Que ce soit au niveau médical, éducatif ou économique soeur Rita qualifie la situation de "catastrophique". "On a commencé avec la révolution en 2019, pour répondre à la situation on créé des projets et on est tapés par le Covid [...] après nous sommes arrivés à l'explosion du 4 août. C'était la détresse complète pour le pays. Beaucoup de personnes ont perdu leur famille, leurs amis, leur maison."
Lara est l'une des bénéficiaires du dispensaire des filles de la Charité. Depuis deux ans, elle vient récupérer des médicaments pour ses parents malades. "Nos salaires ne suffisent pas à payer" explique-t-elle. Anciennement responsable d'un magasin de jouets pour enfants, elle n'a plus de travail depuis trois ans. Divorcée et maman d'une fille de 15 ans, Lara a du mal à joindre les deux bouts et est en colère. "Avant j'habitais en France, j'étais mariée après j'ai divorcé et je suis rentrée ici pour être à côté de mes parents. Maintenant ma fille est fâchée et me demande pourquoi on est rentrées ici et je ne peux rien faire car on n'a pas la nationalité française" témoigne-t-elle en larmes.
Pour Lara, la crise actuelle est en grande partie due à une mauvaise gestion des élites. "On était heureux ici, la vie était belle, le Liban est très beau, tu peux parler avec tout le monde, tout le monde aide les autres mais il y a une catégorie de gens au Liban qui ne sont pas bien : les politiques" chuchote-t-elle.

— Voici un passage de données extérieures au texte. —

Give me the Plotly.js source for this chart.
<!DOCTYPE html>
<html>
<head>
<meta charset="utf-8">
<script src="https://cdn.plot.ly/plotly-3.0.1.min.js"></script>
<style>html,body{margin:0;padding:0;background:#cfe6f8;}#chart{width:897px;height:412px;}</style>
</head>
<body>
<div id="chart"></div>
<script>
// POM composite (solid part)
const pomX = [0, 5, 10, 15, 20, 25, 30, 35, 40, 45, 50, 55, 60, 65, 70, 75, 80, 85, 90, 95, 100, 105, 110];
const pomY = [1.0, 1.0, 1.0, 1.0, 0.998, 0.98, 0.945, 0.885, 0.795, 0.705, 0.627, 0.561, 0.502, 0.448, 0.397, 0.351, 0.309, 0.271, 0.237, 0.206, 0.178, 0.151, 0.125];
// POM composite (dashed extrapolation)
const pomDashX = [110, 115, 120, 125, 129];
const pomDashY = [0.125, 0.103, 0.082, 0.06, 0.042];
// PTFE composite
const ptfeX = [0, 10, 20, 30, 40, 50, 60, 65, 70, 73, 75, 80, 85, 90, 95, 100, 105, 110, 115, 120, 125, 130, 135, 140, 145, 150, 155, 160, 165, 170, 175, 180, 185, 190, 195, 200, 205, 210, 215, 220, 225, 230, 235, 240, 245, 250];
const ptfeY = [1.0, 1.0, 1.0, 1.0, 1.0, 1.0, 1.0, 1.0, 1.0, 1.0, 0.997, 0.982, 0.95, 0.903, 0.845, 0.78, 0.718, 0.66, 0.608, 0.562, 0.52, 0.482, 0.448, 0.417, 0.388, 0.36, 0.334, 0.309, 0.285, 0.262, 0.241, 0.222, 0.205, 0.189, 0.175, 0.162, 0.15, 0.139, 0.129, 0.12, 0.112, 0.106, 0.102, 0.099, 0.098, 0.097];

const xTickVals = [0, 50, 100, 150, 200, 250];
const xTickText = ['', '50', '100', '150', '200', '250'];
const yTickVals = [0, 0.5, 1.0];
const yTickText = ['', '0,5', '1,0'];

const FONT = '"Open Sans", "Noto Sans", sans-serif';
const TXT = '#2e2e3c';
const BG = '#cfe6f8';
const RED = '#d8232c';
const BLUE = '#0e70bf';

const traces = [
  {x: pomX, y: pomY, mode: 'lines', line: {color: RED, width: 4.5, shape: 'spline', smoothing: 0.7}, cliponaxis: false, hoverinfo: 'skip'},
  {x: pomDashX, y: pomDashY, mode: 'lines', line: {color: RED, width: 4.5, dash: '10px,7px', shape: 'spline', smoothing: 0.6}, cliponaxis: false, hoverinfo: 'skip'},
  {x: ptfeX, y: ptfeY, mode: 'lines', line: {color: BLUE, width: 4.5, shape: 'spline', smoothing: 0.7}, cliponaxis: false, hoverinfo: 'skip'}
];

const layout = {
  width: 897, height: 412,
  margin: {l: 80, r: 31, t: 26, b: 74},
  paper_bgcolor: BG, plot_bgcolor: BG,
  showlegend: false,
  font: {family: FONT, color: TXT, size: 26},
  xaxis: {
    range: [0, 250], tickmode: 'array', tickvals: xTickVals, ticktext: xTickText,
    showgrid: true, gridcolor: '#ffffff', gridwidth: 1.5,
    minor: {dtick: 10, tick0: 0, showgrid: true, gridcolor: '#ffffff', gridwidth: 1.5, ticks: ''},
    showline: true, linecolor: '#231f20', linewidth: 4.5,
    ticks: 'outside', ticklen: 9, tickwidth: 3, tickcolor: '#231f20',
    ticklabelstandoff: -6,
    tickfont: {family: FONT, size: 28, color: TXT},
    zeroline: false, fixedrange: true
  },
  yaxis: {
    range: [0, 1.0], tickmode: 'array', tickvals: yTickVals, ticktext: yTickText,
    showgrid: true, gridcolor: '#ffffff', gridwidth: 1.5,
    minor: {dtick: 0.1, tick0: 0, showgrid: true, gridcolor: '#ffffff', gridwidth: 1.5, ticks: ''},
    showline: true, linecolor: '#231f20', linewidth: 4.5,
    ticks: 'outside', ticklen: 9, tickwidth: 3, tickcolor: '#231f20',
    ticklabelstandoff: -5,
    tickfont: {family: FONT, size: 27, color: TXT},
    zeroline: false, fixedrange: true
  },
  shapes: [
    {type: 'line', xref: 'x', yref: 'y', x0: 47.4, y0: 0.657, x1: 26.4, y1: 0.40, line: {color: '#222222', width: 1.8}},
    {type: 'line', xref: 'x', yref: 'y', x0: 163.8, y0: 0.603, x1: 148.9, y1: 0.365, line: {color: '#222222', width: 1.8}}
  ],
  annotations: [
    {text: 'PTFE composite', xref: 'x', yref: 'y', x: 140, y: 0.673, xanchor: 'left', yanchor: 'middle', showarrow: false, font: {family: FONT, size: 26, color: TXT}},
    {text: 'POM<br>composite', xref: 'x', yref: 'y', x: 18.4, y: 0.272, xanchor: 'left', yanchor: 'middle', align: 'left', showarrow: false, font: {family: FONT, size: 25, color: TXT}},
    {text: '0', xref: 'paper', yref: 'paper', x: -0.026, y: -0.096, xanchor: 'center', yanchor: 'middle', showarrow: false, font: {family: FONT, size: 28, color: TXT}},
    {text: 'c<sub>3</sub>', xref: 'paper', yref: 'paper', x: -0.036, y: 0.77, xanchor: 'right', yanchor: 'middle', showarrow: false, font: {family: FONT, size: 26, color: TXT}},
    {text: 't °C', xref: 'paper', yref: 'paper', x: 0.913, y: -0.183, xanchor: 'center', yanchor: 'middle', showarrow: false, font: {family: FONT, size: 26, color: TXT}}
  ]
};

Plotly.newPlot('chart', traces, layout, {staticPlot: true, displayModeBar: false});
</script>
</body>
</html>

On était heureux ici, la vie était belle, le Liban est très beau, tu peux parler avec tout le monde, tout le monde aide les autres mais il y a une catégorie de gens au Liban qui ne sont pas bien : les politiques
Les filles de la Charité de Beyrouth gèrent également l'hôpital du Sacré-Coeur qui se trouve dans un quartier plus chic de Beyrouth. La petite communauté de cinq soeurs s'occupent habituellement de 265 lits mais aujourd'hui tous les lits ne sont pas occupés. "Depuis la Covid et la crise économique les gens ne viennent pas comme avant à l'hôpital dès qu'ils ont quelque chose, ils essayent de se soigner à la maison parce que maintenant la santé coûte beaucoup" explique soeur Samia qui fait partie de l'équipe. Cette augmentation du prix des soins à pour conséquence l'aggravation de l'état de santé de la population libanaise : "il y a aussi des gens qui meurent chez eux".

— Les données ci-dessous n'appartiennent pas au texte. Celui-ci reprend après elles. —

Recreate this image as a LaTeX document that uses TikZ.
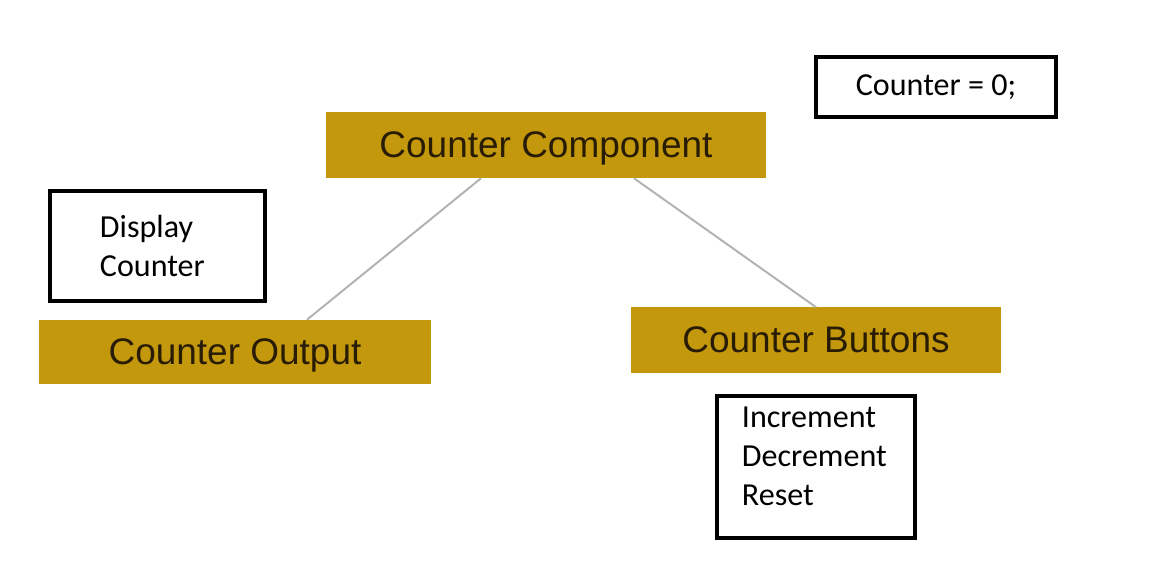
\documentclass[tikz,border=0pt]{standalone}
\usepackage{fontspec}
\usepackage{xcolor}
\usetikzlibrary{positioning}
\newfontfamily\partfont{Liberation Sans}
\newfontfamily\notefont{Carlito}
\definecolor{gold}{RGB}{196,152,12}
\definecolor{ink}{RGB}{40,28,5}
\definecolor{wire}{RGB}{178,178,178}

\begin{document}
\begin{tikzpicture}[
    x=0.025cm, y=-0.025cm,
    part/.style={rectangle, fill=gold, text=ink, minimum height=1.65cm, text depth=0pt, font=\partfont\fontsize{26.3pt}{30pt}\selectfont},
    note/.style={rectangle, draw, line width=3.2pt, align=left, font=\notefont\fontsize{22.8pt}{27.7pt}\selectfont},
    link/.style={draw=wire, line width=1.4pt}
  ]
  \useasboundingbox (0,0) rectangle (1163,577);

  % Components
  \node[part, minimum width=11cm] (component) at (546,145) {Counter Component};
  \node[part, minimum width=9.775cm, minimum height=1.6cm] (output) at (235,352) {Counter Output};
  \node[part, minimum width=9.225cm, minimum height=1.625cm] (buttons) at (816,340) {Counter Buttons};

  % Notes
  \node[note, align=center, minimum width=6cm, minimum height=1.5cm] (state) at (936,87) {Counter = 0;};
  \node[note, text width=2.875cm, inner xsep=1.25cm, minimum height=2.75cm] (display) at (157.5,246) {Display\\Counter};
  \node[note, text width=3.7cm, inner xsep=0.625cm, minimum height=3.55cm, text depth=2.5cm] (actions) at (816,467) {Increment\\Decrement\\Reset};

  % Edges
  \draw[link] ([xshift=-1.625cm]component.south) -- ([xshift=1.8cm]output.north);
  \draw[link] ([xshift=2.2cm]component.south) -- (buttons.north);

\end{tikzpicture}
\end{document}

Avec la situation économique actuelle, beaucoup de familles libanaises ont quitté le pays en laissant leurs parents vieillissants à Beyrouth. "Ils n'ont personne et ils ont besoin d'un service ou d'un centre qui les accueillent pour ne pas être seuls" constate soeur Samia. À cet égard, les filles de la Charité souhaitent ouvrir dans les mois à venir un centre de gériatrie. Un projet ambitieux notamment face aux départs de plus en plus nombreux des médecins à l'étranger.

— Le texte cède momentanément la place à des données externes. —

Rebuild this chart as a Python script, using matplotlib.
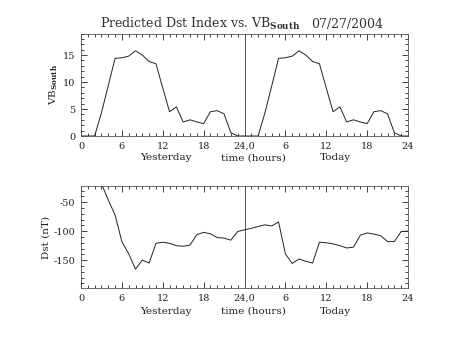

Beaucoup pensent à quitter le pays pour reprendre une vie normale ailleurs. Pourtant, certains irréductibles veulent continuer à croire à un avenir plus lumineux. "On ne peut pas quitter le Liban. Il ne faut pas penser qu'à l'argent, il y aussi la famille, les collègues" explique une infirmière. "Nous sommes des filles de Saint-Vincent-de-Paul donc notre esprit c'est d'être aussi proches des malades que du personnel" répond Soeur Samia. Pour Antoine Haddad, Chef de Département de Biologie Médicale et de Transfusion Sanguine à l'hôpital du Sacré Coeur, "les raisons de rester c'est de s'accrocher aux racines [...] c'est se dire qu'on a vécu beaucoup de crises et à chaque fois ce pays est arrivé à sortir de ces événements et à reprendre le cours normal de son existence."
Les raisons de rester c'est de s'accrocher aux racines.